> _WHAT THE TASK REQUIRES_
Nothing outside the range from the line with "Output the web" to the line with "const valores = [0, 0, 0, 50, 9, 4, 29, 8];" belongs in the copy, and no pictures do either; repeat that range exactly.

* Begin INPUT RECORDS *

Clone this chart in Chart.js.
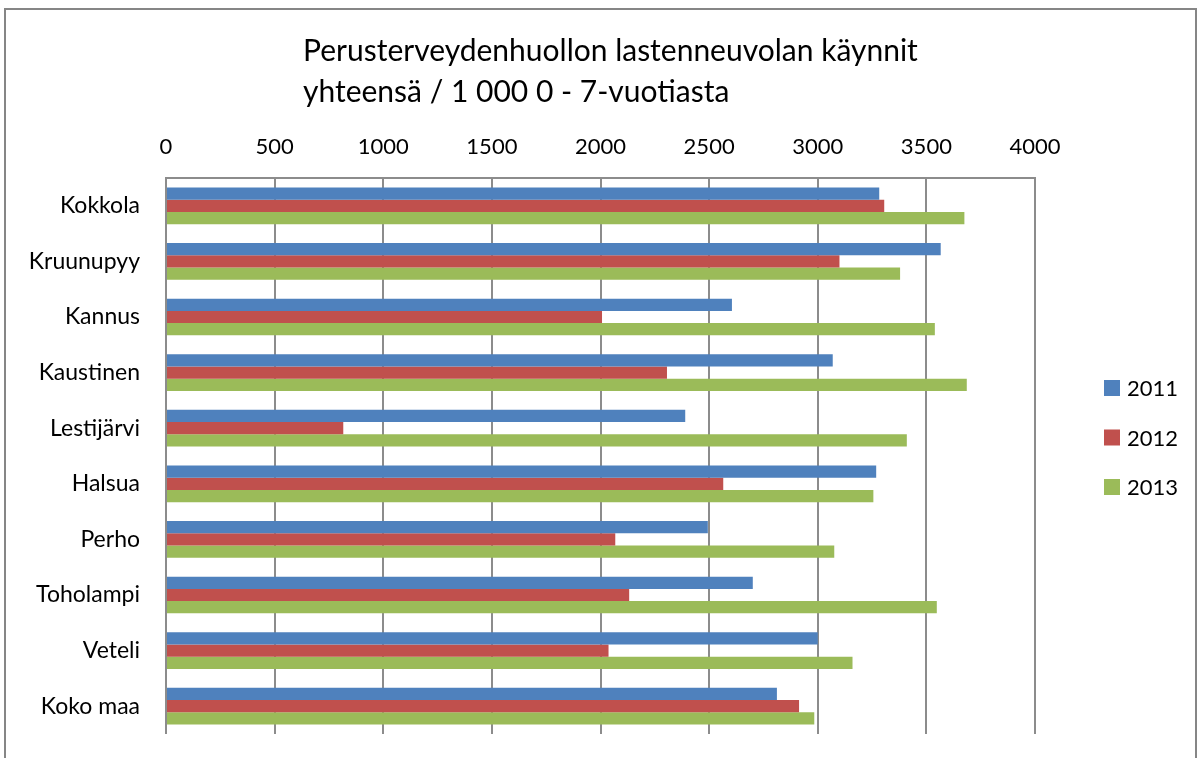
<!DOCTYPE html>
<html>
<head>
<meta charset="utf-8">
<script src="https://cdn.jsdelivr.net/npm/chart.js@4/dist/chart.umd.min.js"></script>
<style>
html,body{margin:0;padding:0;background:#fff;}
#c{display:block;}
</style>
</head>
<body>
<canvas id="c" width="1202" height="758"></canvas>
<script>
const titleLines = ["Perusterveydenhuollon lastenneuvolan käynnit", "yhteensä / 1 000 0 - 7-vuotiasta"];
const categories = ["Kokkola","Kruunupyy","Kannus","Kaustinen","Lestijärvi","Halsua","Perho","Toholampi","Veteli","Koko maa"];
const seriesNames = ["2011","2012","2013"];
const values2011 = [3283,3566,2605,3069,2390,3269,2494,2701,3000,2812];
const values2012 = [3306,3100,2007,2306,816,2565,2068,2132,2037,2914];
const values2013 = [3675,3379,3539,3686,3410,3256,3076,3548,3160,2984];
const colors = ["#4F81BD","#C0504D","#9BBB59"];
const FONT = "Lato, 'Open Sans', sans-serif";

const framePlugin = {
  id: 'frame',
  afterDraw(chart) {
    const ctx = chart.ctx;
    ctx.save();
    ctx.strokeStyle = '#868686';
    ctx.lineWidth = 2;
    ctx.strokeRect(5, 9, 1191, 800);
    // title
    ctx.fillStyle = '#000';
    ctx.font = "30px " + FONT;
    ctx.textAlign = 'left';
    ctx.textBaseline = 'middle';
    ctx.fillText(titleLines[0], 303, 51);
    ctx.fillText(titleLines[1], 303, 92);
    // legend
    ctx.font = "22px " + FONT;
    chart.data.datasets.forEach((ds, i) => {
      const y = 388 + i * 49.5;
      ctx.fillStyle = ds.backgroundColor;
      ctx.fillRect(1104, y - 8, 16, 16);
      ctx.fillStyle = '#000';
      ctx.fillText(ds.label, 1127, y + 1);
    });
    ctx.restore();
  }
};

new Chart(document.getElementById('c'), {
  type: 'bar',
  data: {
    labels: categories,
    datasets: [
      {label: seriesNames[0], data: values2011, backgroundColor: colors[0]},
      {label: seriesNames[1], data: values2012, backgroundColor: colors[1]},
      {label: seriesNames[2], data: values2013, backgroundColor: colors[2]}
    ]
  },
  options: {
    indexAxis: 'y',
    responsive: false,
    animation: false,
    devicePixelRatio: 1,
    layout: {padding: {left: 0, top: 0, right: 167, bottom: 24}},
    datasets: {bar: {categoryPercentage: 0.66, barPercentage: 1.0, borderWidth: 0}},
    plugins: {legend: {display: false}, title: {display: false}, tooltip: {enabled: false}},
    scales: {
      x: {
        position: 'top',
        min: 0, max: 4000,
        ticks: {stepSize: 500, color: '#000', font: {family: FONT, size: 22}, padding: 18, maxRotation: 0,
                callback: (v) => String(v)},
        grid: {color: '#8c8c8c', lineWidth: 2, drawTicks: false},
        border: {display: true, color: '#8c8c8c', width: 2},
        afterFit(scale) { scale.height = 178; scale.paddingLeft = 0; scale.paddingRight = 0; }
      },
      y: {
        ticks: {color: '#000', font: {family: FONT, size: 23}, padding: 26},
        grid: {display: false, drawTicks: false},
        border: {display: false},
        afterFit(scale) { scale.width = 166; scale.paddingTop = 0; scale.paddingBottom = 0; }
      }
    }
  },
  plugins: [framePlugin]
});
</script>
</body>
</html>
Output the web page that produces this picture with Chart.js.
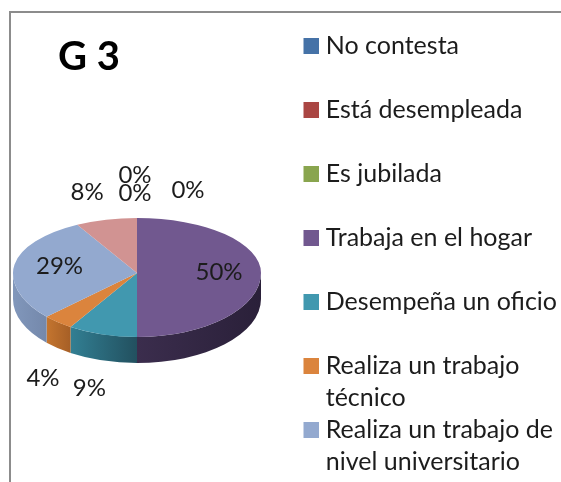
<!DOCTYPE html>
<html>
<head>
<meta charset="utf-8">
<title>G 3</title>
<script src="https://cdn.jsdelivr.net/npm/chart.js@4"></script>
<style>
    html, body { margin: 0; padding: 0; background: #fff; }
    body { width: 561px; height: 482px; position: relative; overflow: hidden; }
    #marco { position: absolute; left: 9px; top: 11px; right: 0; bottom: 0; border-top: 2px solid #8c8c8c; border-left: 2px solid #8c8c8c; }
    canvas { position: absolute; left: 0; top: 0; }
</style>
</head>
<body>
<div id="marco"></div>
<canvas id="grafico" width="561" height="482"></canvas>
<script>
// Datos
const categorias = [
    ["No contesta", ""],
    ["Está desempleada", ""],
    ["Es jubilada", ""],
    ["Trabaja en el hogar", ""],
    ["Desempeña un oficio", ""],
    ["Realiza un trabajo", "técnico"],
    ["Realiza un trabajo de", "nivel universitario"],
    ["", ""]
];
const valores = [0, 0, 0, 50, 9, 4, 29, 8];

// Estilos
const colores = ["#4572a7", "#aa4643", "#89a54e", "#71588f", "#4198af", "#db843d", "#93a9cf", "#d19392"];
const ladoClaro = ["#3a5f8a", "#8c3a38", "#718840", "#3b2d4d", "#327f93", "#c4752f", "#8197bb", "#b07b7a"];
const ladoOscuro = ["#2c4869", "#6b2c2a", "#566831", "#2a2039", "#22505f", "#a65f26", "#7488ab", "#8f6463"];
// desplazamiento de cada etiqueta desde el borde de su sector
const ajusteEtiquetas = [[51, -28], [-2, -25], [-2, -43], [-42, -1], [-13, 54], [-15, 56], [45, 2], [-19, -27]];

// Pastel en perspectiva
const PIE = { cx: 137, cy: 273, rx: 124, ryArriba: 55, ryAbajo: 64, alto: 26 };

function dibujarLado(ctx, arco, i) {
    const a0 = Math.max(arco.startAngle, 0);
    const a1 = Math.min(arco.endAngle, Math.PI);
    if (a1 <= a0) return;
    const { cx, cy, rx, ryAbajo, alto } = PIE;
    const x0 = cx + rx * Math.cos(a1);
    const x1 = cx + rx * Math.cos(a0);
    const grad = ctx.createLinearGradient(x0, 0, x1, 0);
    grad.addColorStop(0, ladoClaro[i]);
    grad.addColorStop(1, ladoOscuro[i]);
    ctx.beginPath();
    ctx.ellipse(cx, cy, rx, ryAbajo, 0, a0, a1);
    ctx.ellipse(cx, cy + alto, rx, ryAbajo, 0, a1, a0, true);
    ctx.closePath();
    ctx.fillStyle = grad;
    ctx.fill();
}

function dibujarMitad(ctx, arcos, arriba) {
    const { cx, cy, rx, ryArriba, ryAbajo } = PIE;
    ctx.save();
    ctx.beginPath();
    if (arriba) ctx.rect(0, 0, 561, cy);
    else ctx.rect(0, cy, 561, 482 - cy);
    ctx.clip();
    arcos.forEach(arco => {
        ctx.save();
        ctx.translate(cx, cy);
        ctx.scale(rx / arco.outerRadius, (arriba ? ryArriba : ryAbajo) / arco.outerRadius);
        ctx.translate(-arco.x, -arco.y);
        arco.draw(ctx);
        ctx.restore();
    });
    ctx.restore();
}

// cuadro de la leyenda: 16px con el texto pegado, como en el original.
// la leyenda centra la imagen y recorta lo que sale por la izquierda, por eso el hueco de 6px
function cuadro(color) {
    const c = document.createElement("canvas");
    c.width = 22;
    c.height = 16;
    const g = c.getContext("2d");
    g.fillStyle = color;
    g.fillRect(6, 0, 16, 16);
    return c;
}

const pastel3d = {
    id: "pastel3d",
    afterLayout(chart) {
        // el titulo no va pegado al borde
        chart.titleBlock.left = 58;
    },
    beforeDatasetsDraw(chart) {
        const ctx = chart.ctx;
        const arcos = chart.getDatasetMeta(0).data;
        arcos.forEach((arco, i) => dibujarLado(ctx, arco, i));
        dibujarMitad(ctx, arcos, true);
        dibujarMitad(ctx, arcos, false);

        // Etiquetas de porcentaje
        ctx.save();
        ctx.font = "24px Lato";
        ctx.fillStyle = "#1c1c1c";
        ctx.textAlign = "center";
        ctx.textBaseline = "middle";
        arcos.forEach((arco, i) => {
            const medio = (arco.startAngle + arco.endAngle) / 2;
            const s = Math.sin(medio);
            const x = PIE.cx + PIE.rx * Math.cos(medio);
            const y = PIE.cy + (s < 0 ? PIE.ryArriba : PIE.ryAbajo) * s;
            ctx.fillText(valores[i] + "%", x + ajusteEtiquetas[i][0], y + ajusteEtiquetas[i][1]);
        });
        ctx.restore();
        return false;
    }
};

new Chart(document.getElementById("grafico"), {
    type: "pie",
    data: {
        labels: categorias,
        datasets: [{ data: valores, backgroundColor: colores, borderWidth: 0 }]
    },
    options: {
        responsive: false,
        animation: false,
        events: [],
        layout: { padding: { top: 33, right: -6 } },
        plugins: {
            tooltip: { enabled: false },
            title: {
                display: true,
                text: "G 3",
                align: "start",
                fullSize: false,
                color: "#000",
                font: { family: "Lato", size: 40, weight: "bold", lineHeight: 1 },
                padding: { top: 4, bottom: 0 }
            },
            legend: {
                position: "right",
                align: "start",
                labels: {
                    usePointStyle: true,
                    boxWidth: 10,
                    boxHeight: 16,
                    padding: 0,
                    color: "#1c1c1c",
                    font: { family: "Lato", size: 25, lineHeight: 32 / 25 },
                    generateLabels: chart => Chart.overrides.pie.plugins.legend.labels.generateLabels(chart)
                        .map((item, i) => ({ ...item, pointStyle: cuadro(colores[i]) })),
                    filter: item => item.text[0] !== ""
                }
            }
        }
    },
    plugins: [pastel3d]
});
</script>
</body>
</html>
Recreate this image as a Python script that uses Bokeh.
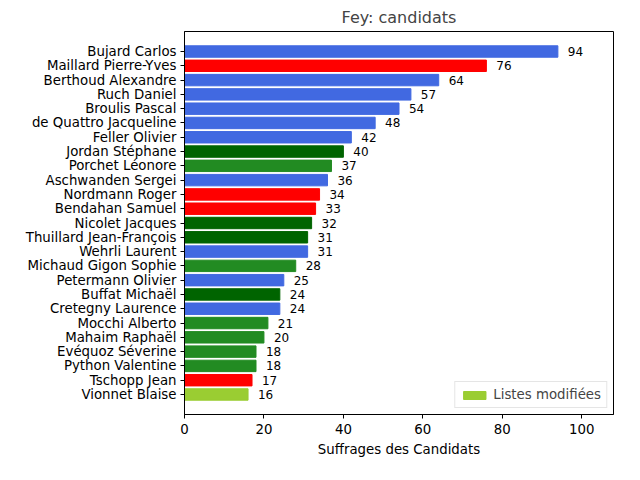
from bokeh.plotting import figure
from bokeh.models import ColumnDataSource, FactorRange, Range1d, Legend, LegendItem
from bokeh.core.properties import value
from bokeh.embed import file_html
from bokeh.resources import INLINE

names = ["Bujard Carlos", "Maillard Pierre-Yves", "Berthoud Alexandre", "Ruch Daniel",
         "Broulis Pascal", "de Quattro Jacqueline", "Feller Olivier", "Jordan Stéphane",
         "Porchet Léonore", "Aschwanden Sergei", "Nordmann Roger", "Bendahan Samuel",
         "Nicolet Jacques", "Thuillard Jean-François", "Wehrli Laurent",
         "Michaud Gigon Sophie", "Petermann Olivier", "Buffat Michaël",
         "Cretegny Laurence", "Mocchi Alberto", "Mahaim Raphaël", "Evéquoz Séverine",
         "Python Valentine", "Tschopp Jean", "Vionnet Blaise"]
votes = [94, 76, 64, 57, 54, 48, 42, 40, 37, 36, 34, 33, 32, 31, 31, 28, 25, 24, 24,
         21, 20, 18, 18, 17, 16]
B, R, DG, FG, YG = "royalblue", "red", "#006400", "#228B22", "#9ACD32"
colors = [B, R, B, B, B, B, B, DG, FG, B, R, R, DG, DG, B, FG, B, DG, B, FG, FG, FG,
          FG, R, YG]

FONT = "DejaVu Sans"
src = ColumnDataSource(dict(name=names, v=votes, c=colors,
                            lx=[v + 2.5 for v in votes], lab=[str(v) for v in votes]))

p = figure(y_range=FactorRange(*reversed(names), range_padding=0.072),
           x_range=Range1d(0, 108), width=624, height=464,
           frame_width=429, frame_height=383,
           output_backend="svg", toolbar_location=None, title="Fey: candidats",
           min_border_left=184, min_border_right=11, min_border_top=30,
           min_border_bottom=51)
p.hbar(y="name", right="v", height=0.8, color="c", source=src)
p.text(x="lx", y="name", text="lab", source=src, text_font_size="9pt",
       text_baseline="middle", text_color="black", text_font=value(FONT))

leg_r = p.hbar(y=[names[-1]], right=[0], height=0, color=YG)
leg = Legend(items=[LegendItem(label="Listes modifiées", renderers=[leg_r])],
             location="bottom_right", label_text_font_size="10pt",
             label_text_font=FONT, border_line_color="#cccccc",
             glyph_height=10, glyph_width=28, padding=5, spacing=0, margin=6)
p.add_layout(leg)

p.title.align = "center"
p.title.text_font_size = "12pt"
p.title.text_font_style = "normal"
p.title.text_font = FONT
p.xaxis.axis_label = "Suffrages des Candidats"
p.xaxis.axis_label_text_font_style = "normal"
p.xaxis.axis_label_text_font_size = "10pt"
p.xaxis.axis_label_text_font = FONT
p.xaxis.axis_label_text_color = "black"
p.xaxis.ticker = [0, 20, 40, 60, 80, 100]
p.axis.major_label_text_font_size = "10pt"
p.axis.major_label_text_font = FONT
p.axis.major_label_text_color = "black"
p.axis.minor_tick_line_color = None
p.axis.major_tick_out = 4
p.axis.major_tick_in = 0
p.yaxis.major_label_standoff = 4
p.grid.grid_line_color = None
p.outline_line_color = "black"
p.background_fill_color = "white"

open("out.html", "w").write(file_html(p, INLINE))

* End INPUT RECORDS *

> _COMPLETE RESPONSE_
Output the web page that produces this picture with Chart.js.
<!DOCTYPE html>
<html>
<head>
<meta charset="utf-8">
<title>G 3</title>
<script src="https://cdn.jsdelivr.net/npm/chart.js@4"></script>
<style>
    html, body { margin: 0; padding: 0; background: #fff; }
    body { width: 561px; height: 482px; position: relative; overflow: hidden; }
    #marco { position: absolute; left: 9px; top: 11px; right: 0; bottom: 0; border-top: 2px solid #8c8c8c; border-left: 2px solid #8c8c8c; }
    canvas { position: absolute; left: 0; top: 0; }
</style>
</head>
<body>
<div id="marco"></div>
<canvas id="grafico" width="561" height="482"></canvas>
<script>
// Datos
const categorias = [
    ["No contesta", ""],
    ["Está desempleada", ""],
    ["Es jubilada", ""],
    ["Trabaja en el hogar", ""],
    ["Desempeña un oficio", ""],
    ["Realiza un trabajo", "técnico"],
    ["Realiza un trabajo de", "nivel universitario"],
    ["", ""]
];
const valores = [0, 0, 0, 50, 9, 4, 29, 8];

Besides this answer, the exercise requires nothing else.